Britain's goods deficit with the rest of the world widened to its second highest on record in May as the UK became a net importer of oil, official figures showed yesterday. A rise in total imports to a record £27.9bn combined with a fall in exports to leave a deficit of £6.8bn, of the Office for National Statistics said.
This was an increase of £1.2bn from April's £5.6bn, making it the highest deficit since February's £7.2bn, which was the highest since records began in 1697.
The increase was driven by a worsening of £521m in the UK's oil position, which switched from a £201m surplus in April to a £320m deficit in May. The UK has been a net importer for 10 of the last 12 months.
Total goods imports rose 3.9 per cent, driven by higher imports of cars, capital goods and aircraft, while exports dipped 0.6 per cent. The ONS said its estimate of the trend was that the gap was widening.

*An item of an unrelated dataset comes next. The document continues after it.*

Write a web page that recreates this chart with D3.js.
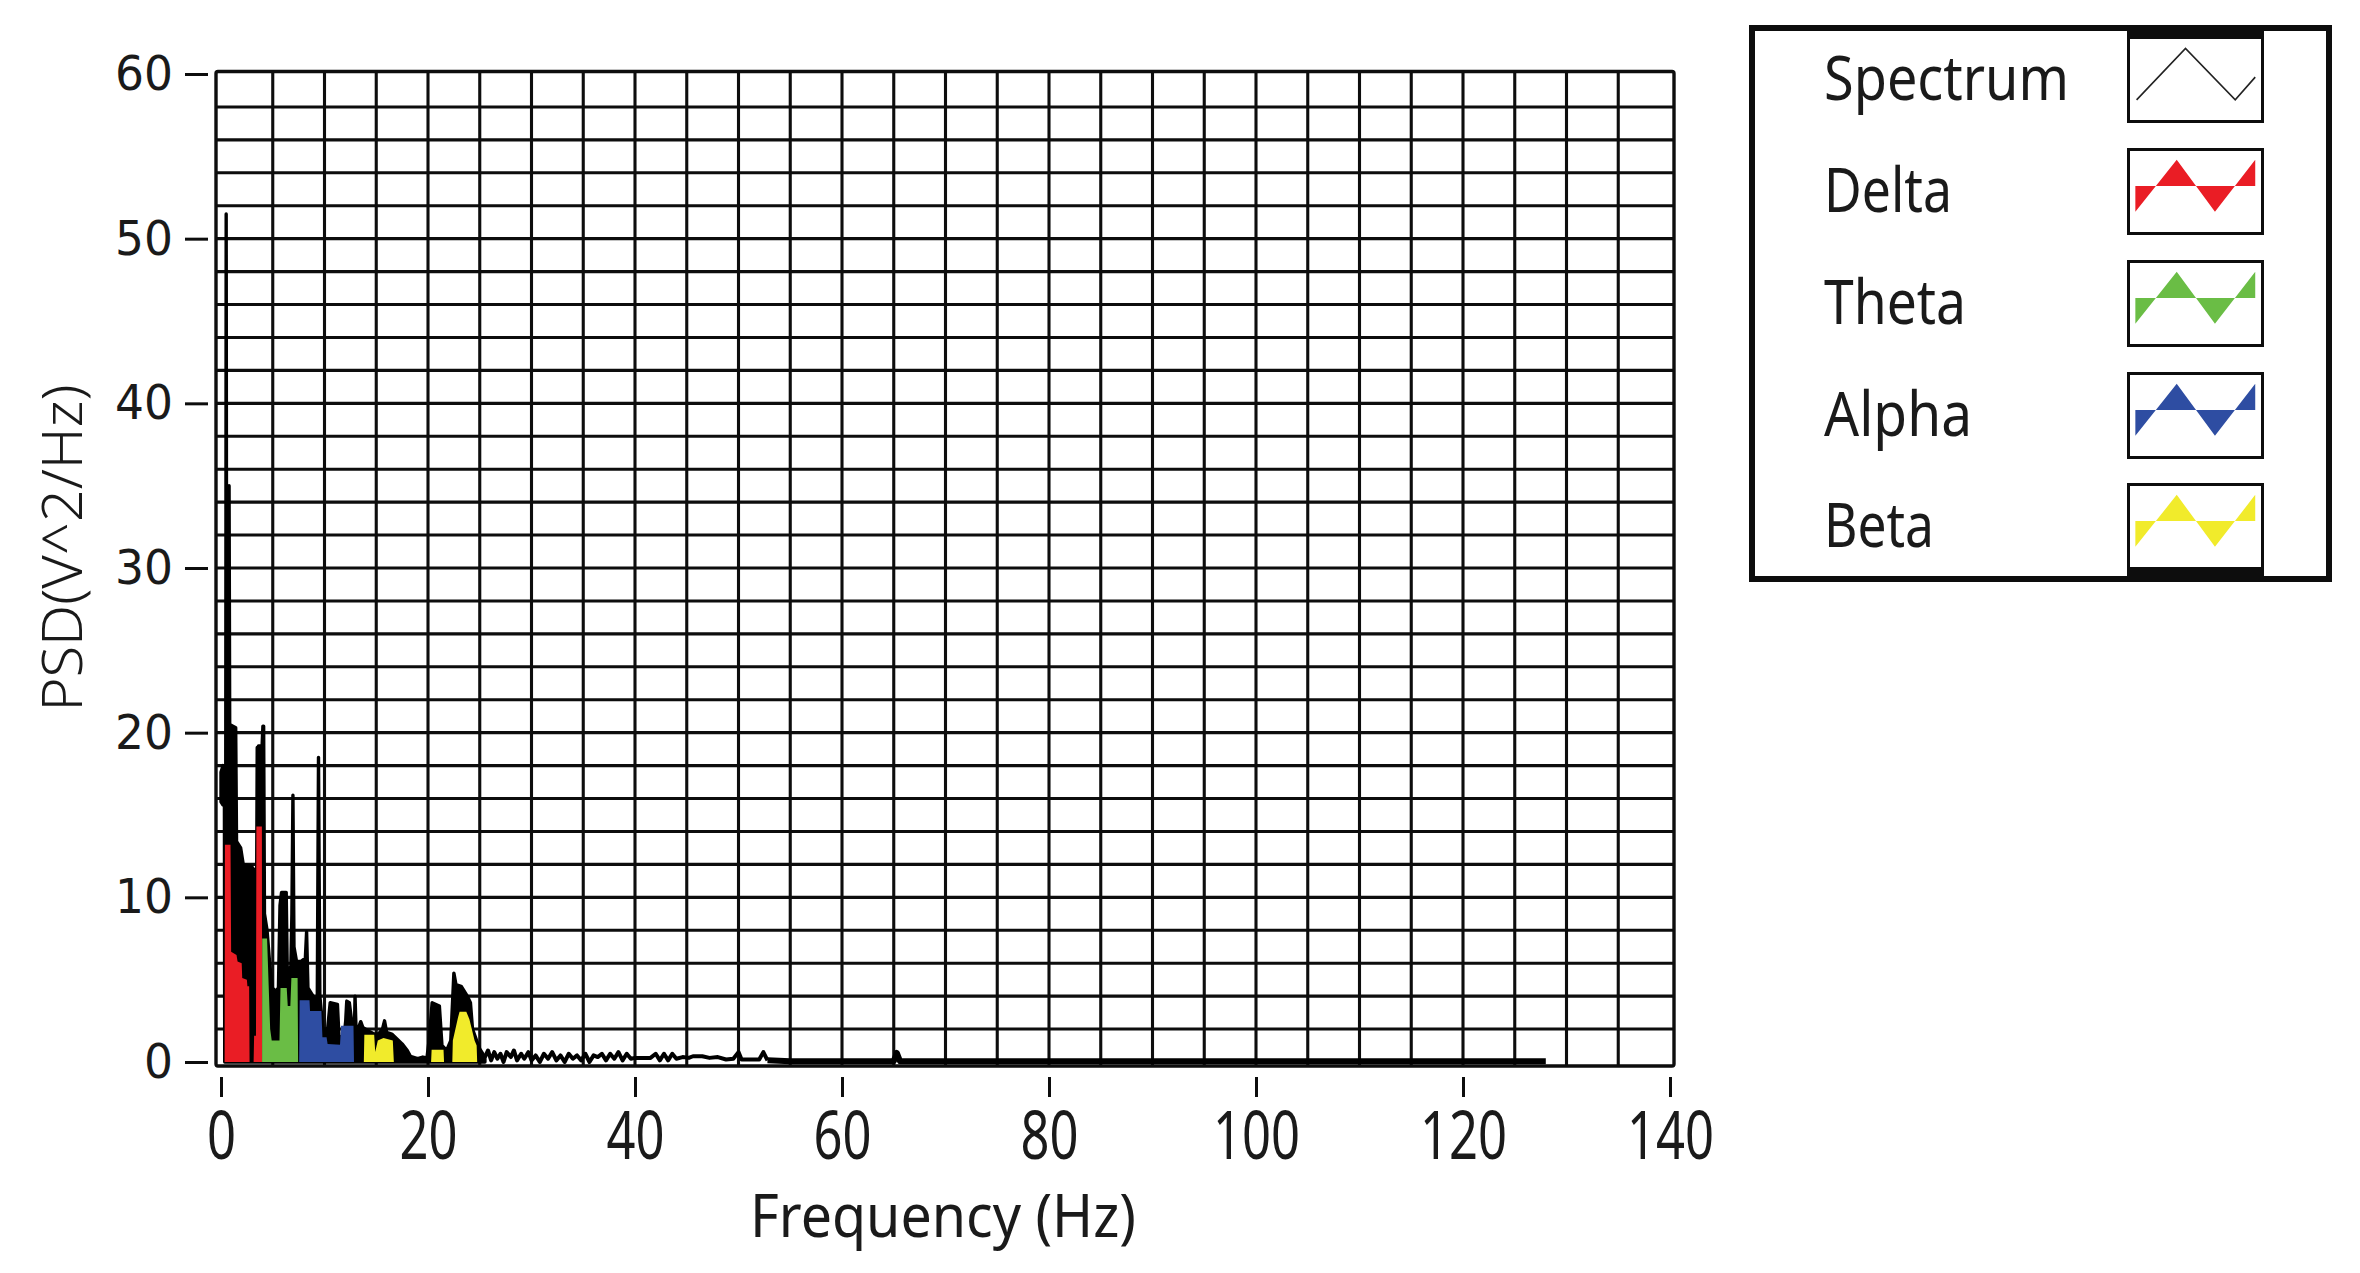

Economists said that as oil only explained half of the worsening in the position, it implied a general decline in the UK's export position. Gavin Redknap, at Standard Chartered, said: "Still sluggish domestic growth on the Continent, in addition to the recent rise in sterling, appears to be undermining the export sector for now at least. If that remains the case, then calls to keep rates on hold will grow louder."
But the ONS warned against interpreting too much from the data, which were still heavily distorted by the multi-billion VAT fraud, known as missing trader intra-community (MTIC) fraud.
There was fresh ammunition for opponents of a rise in interest rates from figures showing retail sales growth slowed in June after two months of strong gains in the run-up to the World Cup.